Q: Your poll campaign is pegged on the slogan “Maharashtra No. 1”, underlining that Maharashtra, not Gujarat, is at the top of the economic heap. But why did it become an election slogan so late in the day?

Chavan: I took it up because during the Lok Sabha elections, Modi had brought it up by saying that during his tenure in Gujarat, he had put the state ahead of Maharashtra — which was totally incorrect. I then challenged him for a straight, fact-based televised debate, which he never took up. The Gujarat-Maharashtra issue has another dimension- connected to the highly emotional Samyukta Maharashtra movement that led to the formation of Maharashtra, dividing the erstwhile Bombay Presidency into Gujarat and Maharashtra. Comparisons are fraught with issues of Marathi pride. The claim by Modi and Amit Shah that they would take Maharashtra Gujarat’s way may create problems for BJP in this state. It is not going to be as easy as they think.

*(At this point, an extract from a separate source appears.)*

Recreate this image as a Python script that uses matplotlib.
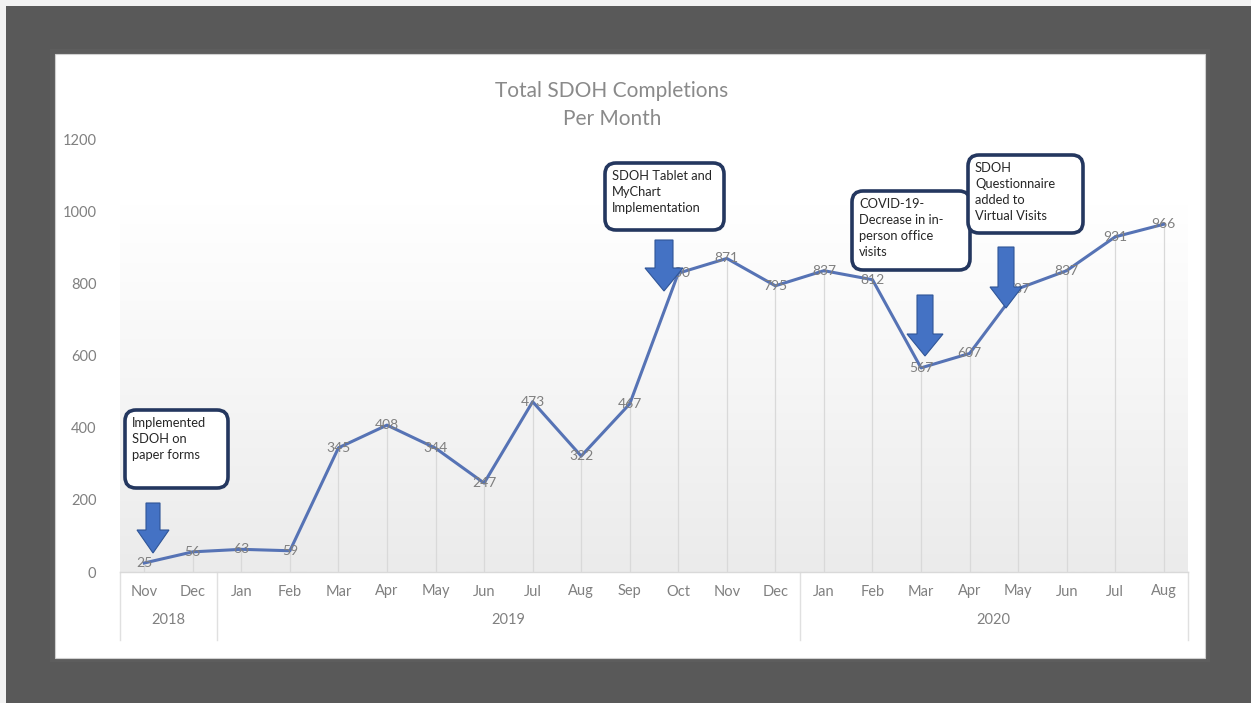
import numpy as np
import matplotlib
matplotlib.use("Agg")
import matplotlib.pyplot as plt
from matplotlib.patches import Rectangle, FancyBboxPatch, Polygon
from matplotlib.transforms import blended_transform_factory

# ---- data ----
months = ["Nov", "Dec",
          "Jan", "Feb", "Mar", "Apr", "May", "Jun", "Jul", "Aug", "Sep", "Oct", "Nov", "Dec",
          "Jan", "Feb", "Mar", "Apr", "May", "Jun", "Jul", "Aug"]
years = ["2018", "2019", "2020"]
months_per_year = [2, 12, 8]
completions = [25, 56,
               63, 59, 345, 408, 344, 247, 473, 322, 467, 830, 871, 795,
               837, 812, 567, 607, 787, 837, 931, 966]
y_ticks = [0, 200, 400, 600, 800, 1000, 1200]

title = "Total SDOH Completions\nPer Month"
notes = ["Implemented\nSDOH on\npaper forms",
         "SDOH Tablet and\nMyChart\nImplementation",
         "COVID-19-\nDecrease in in-\nperson office\nvisits",
         "SDOH\nQuestionnaire\nadded to\nVirtual Visits"]

W, H = 1251, 703
plt.rcParams["font.family"] = ["Lato", "DejaVu Sans"]

fig = plt.figure(figsize=(W / 100, H / 100), dpi=100)
fig.patch.set_facecolor("#595959")

def fx(px):
    return px / W

def fy(py):
    return 1 - py / H

# outer light edges and the white chart card
fig.add_artist(Rectangle((0, fy(6)), 1, 6 / H, transform=fig.transFigure,
                         facecolor="#f2f2f2", edgecolor="none", zorder=-2))
fig.add_artist(Rectangle((0, 0), 6 / W, 1, transform=fig.transFigure,
                         facecolor="#f2f2f2", edgecolor="none", zorder=-2))
fig.add_artist(Rectangle((fx(50), fy(662)), fx(1210 - 50), (662 - 49) / H,
                         transform=fig.transFigure, facecolor="#5d5d5d",
                         edgecolor="none", zorder=-2))
fig.add_artist(Rectangle((fx(55), fy(658)), fx(1205 - 55), (658 - 54) / H,
                         transform=fig.transFigure, facecolor="white",
                         edgecolor="#d0d0d0", lw=0.8, zorder=-1))

# ---- main plot area ----
left_px, right_px, top_px, bottom_px = 120, 1188, 140, 572
ax = fig.add_axes([fx(left_px), fy(bottom_px), fx(right_px - left_px),
                   (bottom_px - top_px) / H])
ax.set_facecolor("none")
n = len(months)
x = np.arange(n)
ax.set_xlim(-0.5, n - 0.5)
ax.set_ylim(0, 1200)

# soft vertical gradient behind the plot
grad = np.linspace(0.0, 1.0, 256).reshape(-1, 1)
cmap = matplotlib.colors.LinearSegmentedColormap.from_list(
    "bg", [(0.0, "#ebebeb"), (0.45, "#f6f6f6"), (0.85, "#ffffff"), (1.0, "#ffffff")])
ax.imshow(grad, aspect="auto", cmap=cmap, origin="lower",
          extent=(-0.52, n - 0.48, 0, 1200), zorder=0)

# drop lines from each point to the axis
ax.vlines(x, 0, completions, color="#d9d9d9", lw=0.9, zorder=1)

ax.plot(x, completions, color="#5673b5", lw=2.2, zorder=3,
        solid_joinstyle="round")

for xi, v in zip(x, completions):
    ax.text(xi, v, str(v), ha="center", va="center", fontsize=10,
            color="#7f7f7f", zorder=4)

for s in ["top", "right", "left"]:
    ax.spines[s].set_visible(False)
ax.spines["bottom"].set_color("#d9d9d9")
ax.spines["bottom"].set_linewidth(1.0)

ax.set_yticks(y_ticks)
ax.set_yticklabels([str(t) for t in y_ticks])
ax.set_xticks(x)
ax.set_xticklabels(months)
ax.tick_params(axis="both", length=0, labelsize=10.5, labelcolor="#808080")
ax.tick_params(axis="y", pad=17)
ax.tick_params(axis="x", pad=9)

# year grouping row under month labels
trans = blended_transform_factory(ax.transData, ax.transAxes)
y_sep = -(640 - bottom_px) / (bottom_px - top_px)
y_year = -(620 - bottom_px) / (bottom_px - top_px)
start = 0
bounds = [-0.5]
for yr, cnt in zip(years, months_per_year):
    center = start + (cnt - 1) / 2
    ax.text(center, y_year, yr, transform=trans, ha="center", va="center",
            fontsize=10.5, color="#808080")
    start += cnt
    bounds.append(start - 0.5)
for b in bounds:
    ax.plot([b, b], [0, y_sep], transform=trans, color="#e0e0e0", lw=1.0,
            clip_on=False, zorder=1)

# ---- title, callouts and arrows (pixel overlay) ----
ov = fig.add_axes([0, 0, 1, 1], zorder=5)
ov.set_xlim(0, W)
ov.set_ylim(H, 0)
ov.axis("off")
ov.patch.set_alpha(0)

ov.text(612, 105, title, ha="center", va="center", fontsize=15,
        color="#8a8a8a", linespacing=1.45)

boxes = [(125, 410, 103, 78), (605, 163, 119, 67),
         (852, 191, 118, 79), (968, 155, 115, 78)]
for (bx, by, bw, bh), txt in zip(boxes, notes):
    ov.add_patch(FancyBboxPatch((bx, by), bw, bh,
                                boxstyle="round,pad=0,rounding_size=11",
                                facecolor="white", edgecolor="#24375f",
                                lw=2.6, zorder=6))
    ov.text(bx + 7, by + 7, txt, ha="left", va="top", fontsize=9.3,
            color="#262626", linespacing=1.4, zorder=7)

# down arrows: centre x, shaft half width, head half width, top, head start, tip
arrows = [(153, 7, 16, 503, 530, 553),
          (664, 9, 19, 240, 268, 291),
          (925, 8, 18, 295, 334, 356),
          (1006, 8, 16, 247, 287, 308)]
for cx, sw, hw, y0, y1, y2 in arrows:
    pts = [(cx - sw, y0), (cx + sw, y0), (cx + sw, y1), (cx + hw, y1),
           (cx, y2), (cx - hw, y1), (cx - sw, y1)]
    ov.add_patch(Polygon(pts, closed=True, facecolor="#4472c4",
                         edgecolor="#2f5597", lw=0.8, zorder=6))

fig.savefig("out.png", dpi=100, facecolor=fig.get_facecolor())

Yes, my “Maharashtra No.1”campaign kicked in late but it will have an impact.

Q: Aren’t “Maharashtra No.1” campaign and slogans of “Marathi pride” something one would associate with a party like Shiv Sena?

Chavan: What can we do? We have to fight many years of anti-incumbency. How do I counter that?

Q: If the Congress loses in Maharashtra, will it be because of the impact of the Lok Sabha elections or will the blame land on your doorstep?

Chavan: Difficult to say. One of the ways to argue would be: does the Modi wave continue? It could be said that people have given the Congress so many years, give him at least one term. People will accept the logic although Modi has not shown any great performance in the first 100 days — he has done more politicking than governance. The country does not have a full-time defence minister when the borders are hot. My detractors in the state and within my party will accuse me of not doing enough. But who is to judge? I tried to check corruption as much as I could. It is impossible. It is not possible to understand the grip of the builder mafia on Maharashtra politics from anywhere else in the country. Yet, I tried to bring in rule-based governance. Now people will judge.

Q: What happens to the Antony commission report on the reasons for the Lok Sabha debacle?

Chavan: I was part of the earlier Antony commission as well in 2006. Even though the current one is very soft on the leadership, nothing much will come out. It will be buried.

Q: Will an out-of-power Congress wither away like the out-of-power Left?

Chavan: Hopefully not. We will see. Will the Left be working together with the Congress to take on the BJP? I do not know.

Q: Is there a churning within the Congress?

Chavan: I do not see it right now. We are paying too great a price. But yes, people have decidedly voted to keep smaller parties out. Look at what happened to Mayawati, to Mulayam, to Mamata. People have realised that smaller parties create instability. Hopefully, this realisation will work in favour of the Congress someday — a lot of internal re-organisation is due and it will happen slowly. As far as I am concerned, I would like to stay within the state and work on the ground. I do have a grassroot Left-of-centre political legacy. My father belonged to the Workers and Peasants’ party at one time. I believe in that politics and I am in politics not just because of an accident of birth. I studied in a municipal school in Karad and then went on to study engineering at Berkeley. I am comfortable in both places.

Q: Will Priyanka Gandhi step in?

Chavan: I don’t think so. She can’t suddenly step in. I do not see a cataclysmic change in leadership. It has happened once, it has happened twice. I am not sure it will happen soon now.